Meaning of PLUNKETT, SIR HORACE CURZON in English

born Oct. 24, 1854, Sherborne, Gloucestershire, Eng. died March 26, 1932, Weybridge, Surrey pioneer of Irish agricultural cooperation who strongly influenced the rise of the agricultural cooperative movement in Great Britain and the Commonwealth. Educated in England, he went to the United States in 1879 and spent 10 years as a cattle rancher in Wyoming. He returned to Ireland in 1889 and devoted himself to the agricultural cooperative movement, first organizing creameries and then, in 1894, the Irish Agricultural Organization Society, a forerunner of similar societies in England, Wales, and Scotland.

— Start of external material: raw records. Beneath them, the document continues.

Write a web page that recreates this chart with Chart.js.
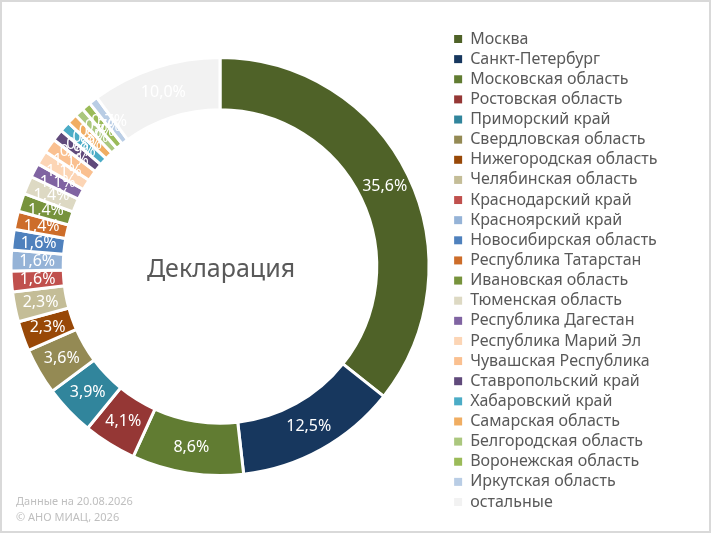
<!DOCTYPE html>
<html>
<head>
<meta charset="utf-8">
<script src="https://cdn.jsdelivr.net/npm/chart.js@4.4.1/dist/chart.umd.min.js"></script>
<style>
  html, body { margin: 0; padding: 0; background: #fff; }
  #wrap { position: relative; width: 711px; height: 533px; box-sizing: border-box; border: 2px solid #d9d9d9; overflow: hidden; }
  #chart { position: absolute; left: -2px; top: -2px; }
</style>
</head>
<body>
<div id="wrap"><canvas id="chart" width="711" height="533"></canvas></div>
<script>
const regions = [
  'Москва', 'Санкт-Петербург', 'Московская область', 'Ростовская область',
  'Приморский край', 'Свердловская область', 'Нижегородская область', 'Челябинская область',
  'Краснодарский край', 'Красноярский край', 'Новосибирская область', 'Республика Татарстан',
  'Ивановская область', 'Тюменская область', 'Республика Дагестан', 'Республика Марий Эл',
  'Чувашская Республика', 'Ставропольский край', 'Хабаровский край', 'Самарская область',
  'Белгородская область', 'Воронежская область', 'Иркутская область', 'остальные'
];
const shares = [35.6, 12.5, 8.6, 4.1, 3.9, 3.6, 2.3, 2.3, 1.6, 1.6, 1.6, 1.4,
                1.4, 1.4, 1.1, 1.1, 1.1, 0.9, 0.8, 0.8, 0.7, 0.7, 0.7, 10.0];
const colours = [
  '#4f6228', '#17375e', '#617c32', '#953735', '#31859c', '#948a54', '#984807', '#c4bd97',
  '#c0504d', '#95b3d7', '#4f81bd', '#cd6d2a', '#77933c', '#ddd9c3', '#8064a2', '#fcd5b5',
  '#fac090', '#604a7b', '#4bacc6', '#f0ad62', '#abc77e', '#9bbb59', '#b9cde5', '#f2f2f2'
];
const centerTitle = 'Декларация';
const footnote = ['Данные на 20.08.2026', '© АНО МИАЦ, 2026'];

const FONT = 'Noto Sans';
const pct = v => v.toFixed(1).replace('.', ',') + '%';

// fixed legend width so the ring sits where it does in the original
const legendPlace = {
  id: 'legendPlace',
  beforeInit(chart) {
    const fit = chart.legend.fit;
    chart.legend.fit = function () { fit.call(this); this.width = 271; };
  },
  afterLayout(chart) {
    chart.legend.left += 10;
    chart.legend.top += 4;
    chart.legend.bottom += 4;
  }
};

const sliceLabels = {
  id: 'sliceLabels',
  afterDatasetsDraw(chart) {
    const ctx = chart.ctx;
    const meta = chart.getDatasetMeta(0);
    ctx.save();
    ctx.font = `16px "${FONT}"`;
    ctx.fillStyle = '#ffffff';
    ctx.textAlign = 'center';
    ctx.textBaseline = 'middle';
    meta.data.forEach((arc, i) => {
      const p = arc.tooltipPosition();
      ctx.fillText(pct(shares[i]), p.x, p.y);
    });
    // centre caption
    const a = meta.data[0];
    ctx.fillStyle = '#595959';
    ctx.font = `25px "${FONT}"`;
    ctx.fillText(centerTitle, a.x + 1, a.y + 3);
    // footnote
    ctx.textAlign = 'left';
    ctx.fillStyle = '#bfbfbf';
    ctx.font = `11px "${FONT}"`;
    ctx.fillText(footnote[0], 16, 502);
    ctx.fillText(footnote[1], 16, 518);
    ctx.restore();
  }
};

new Chart(document.getElementById('chart'), {
  type: 'doughnut',
  data: {
    labels: regions,
    datasets: [{
      data: shares,
      backgroundColor: colours,
      borderColor: '#ffffff',
      borderWidth: 3
    }]
  },
  options: {
    responsive: false,
    animation: false,
    devicePixelRatio: 1,
    radius: 209,
    cutout: '75%',
    layout: { padding: 0 },
    plugins: {
      tooltip: { enabled: false },
      legend: {
        position: 'right',
        labels: {
          boxWidth: 8,
          boxHeight: 8,
          padding: 4.13,
          color: '#595959',
          font: { family: FONT, size: 16 },
          generateLabels(chart) {
            return Chart.overrides.doughnut.plugins.legend.labels.generateLabels(chart)
              .map(item => ({ ...item, lineWidth: 0 }));
          }
        }
      }
    }
  },
  plugins: [legendPlace, sliceLabels]
});
</script>
</body>
</html>
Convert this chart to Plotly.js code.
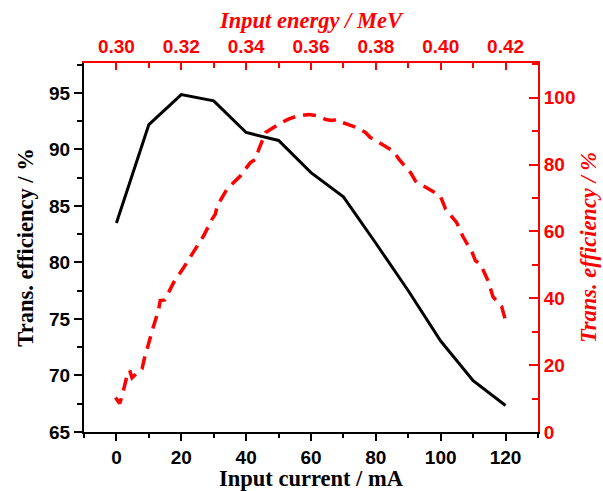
<!DOCTYPE html>
<html>
<head>
<meta charset="utf-8">
<script src="https://cdn.plot.ly/plotly-3.0.1.min.js"></script>
<style>html,body{margin:0;padding:0;background:#fff;}#chart{width:603px;height:491px;}</style>
</head>
<body>
<div id="chart"></div>
<script>
// Black series: transmission efficiency vs input current
const currentMA = [0, 10, 20, 30, 40, 50, 60, 70, 80, 90, 100, 110, 120];
const effCurrent = [83.5, 92.2, 94.85, 94.3, 91.5, 90.8, 87.95, 85.8, 81.7, 77.5, 73.05, 69.55, 67.35];

// Red series: transmission efficiency vs input energy
const energyMeV = [0.2997, 0.3010, 0.3018, 0.3031, 0.3041, 0.3048, 0.3069, 0.3079, 0.3086, 0.3100,
  0.3113, 0.3130, 0.3135, 0.3149, 0.3177, 0.3208, 0.3238, 0.3269, 0.3295, 0.3305,
  0.3311, 0.3341, 0.3382, 0.3413, 0.3429, 0.3439, 0.3460, 0.3475, 0.3501, 0.3530,
  0.3557, 0.3593, 0.3620, 0.3645, 0.3665, 0.3680, 0.3691, 0.3720, 0.3742, 0.3768,
  0.3783, 0.3810, 0.3835, 0.3855, 0.3871, 0.3890, 0.3907, 0.3922, 0.3943, 0.3965,
  0.3999, 0.4015, 0.4049, 0.4069, 0.4097, 0.4107, 0.4123, 0.4148, 0.4161, 0.4188, 0.4200];
const effEnergy = [10.3, 8.5, 11.0, 16.2, 18.4, 16.2, 18.2, 18.9, 21.9, 26.9,
  31.2, 36.5, 39.3, 39.5, 44.8, 49.3, 53.7, 58.7, 63.7, 65.2,
  67.7, 72.7, 76.6, 80.6, 81.6, 84.6, 89.6, 90.6, 92.1, 93.6,
  94.5, 95.0, 94.6, 93.5, 93.2, 93.5, 92.8, 91.8, 91.0, 89.6,
  88.1, 86.6, 85.1, 83.9, 81.6, 79.6, 77.6, 75.1, 73.9, 72.6,
  70.6, 66.7, 62.7, 58.4, 53.7, 51.3, 50.1, 44.8, 40.5, 37.5, 33.3];

const bottomTitle = 'Input current / mA';
const topTitle = 'Input energy / MeV';
const leftTitle = 'Trans. efficiency / %';
const rightTitle = 'Trans. efficiency / %';

const RED = '#ff0000';
const tickFont = (c) => ({family: 'Liberation Sans, Arial, sans-serif', size: 19, weight: 'bold', color: c});
const titleFont = (c, italic) => ({family: 'Liberation Serif, Times New Roman, serif', size: 22.5, weight: 'bold', style: italic ? 'italic' : 'normal', color: c});

const traces = [
  {x: currentMA, y: effCurrent, type: 'scatter', mode: 'lines', xaxis: 'x', yaxis: 'y',
   line: {color: '#000000', width: 3}, showlegend: false},
  {x: energyMeV, y: effEnergy, type: 'scatter', mode: 'lines', xaxis: 'x2', yaxis: 'y2',
   line: {color: RED, width: 3.5, dash: '13px,8px', shape: 'linear'}, showlegend: false}
];

const layout = {
  width: 603, height: 491,
  margin: {l: 84, r: 65, t: 63, b: 59, pad: 0},
  paper_bgcolor: '#ffffff', plot_bgcolor: '#ffffff',
  showlegend: false,
  xaxis: {
    range: [-10, 130], tick0: 0, dtick: 20, showgrid: false, zeroline: false,
    showline: true, linecolor: '#000', linewidth: 2,
    ticks: 'outside', ticklen: 7, tickwidth: 2, tickcolor: '#000',
    minor: {dtick: 10, ticks: 'outside', ticklen: 4, tickwidth: 2, tickcolor: '#000', showgrid: false},
    tickfont: tickFont('#000'),
    title: {text: bottomTitle, font: titleFont('#000', false), standoff: 3}
  },
  xaxis2: {
    overlaying: 'x', side: 'top', range: [0.29, 0.43], tick0: 0.30, dtick: 0.02, tickformat: '.2f',
    showgrid: false, zeroline: false,
    showline: true, linecolor: RED, linewidth: 2,
    ticks: 'inside', ticklen: 7, tickwidth: 2, tickcolor: RED,
    minor: {dtick: 0.01, ticks: 'inside', ticklen: 5, tickwidth: 2, tickcolor: RED, showgrid: false},
    tickfont: tickFont(RED),
    title: {text: topTitle, font: titleFont(RED, true), standoff: 2}
  },
  yaxis: {
    range: [65, 97.65], tick0: 65, dtick: 5, showgrid: false, zeroline: false,
    showline: true, linecolor: '#000', linewidth: 2,
    ticks: 'outside', ticklen: 8, tickwidth: 2, tickcolor: '#000',
    minor: {dtick: 2.5, ticks: 'outside', ticklen: 5, tickwidth: 2, tickcolor: '#000', showgrid: false},
    tickfont: tickFont('#000'),
    title: {text: leftTitle, font: titleFont('#000', false), standoff: 9}
  },
  yaxis2: {
    overlaying: 'y', side: 'right', range: [0, 110.4], tick0: 0, dtick: 20,
    showgrid: false, zeroline: false,
    showline: true, linecolor: RED, linewidth: 2,
    ticks: 'inside', ticklen: 9, tickwidth: 2, tickcolor: RED,
    minor: {dtick: 10, ticks: 'inside', ticklen: 6, tickwidth: 2, tickcolor: RED, showgrid: false},
    tickfont: tickFont(RED),
    title: {text: rightTitle, font: titleFont(RED, true), standoff: 6}
  }
};

Plotly.newPlot('chart', traces, layout, {displayModeBar: false, staticPlot: true});
</script>
</body>
</html>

A Unionist member of Parliament for South County Dublin from 1892 to 1900, he became president in 1899 of the new Department of Agriculture and Technical Instruction for Ireland, which he had been instrumental in creating. His later experience convinced him of the need for the independence of an Ireland without partition inside the Commonwealth, and he fought strongly for this goal, although from 1922 to 1923 he was a senator of the Irish Free State. In 1919, in London, he endowed a trust, now the Plunkett Foundation for Cooperative Studies, as a commonwealth agricultural research and information centre. He was made a fellow of the Royal Society in 1902 and Knight Commander of the Royal Victorian Order in 1903. His writings include Ireland in the New Century (1904) and The Rural Life Problem of the United States (1910).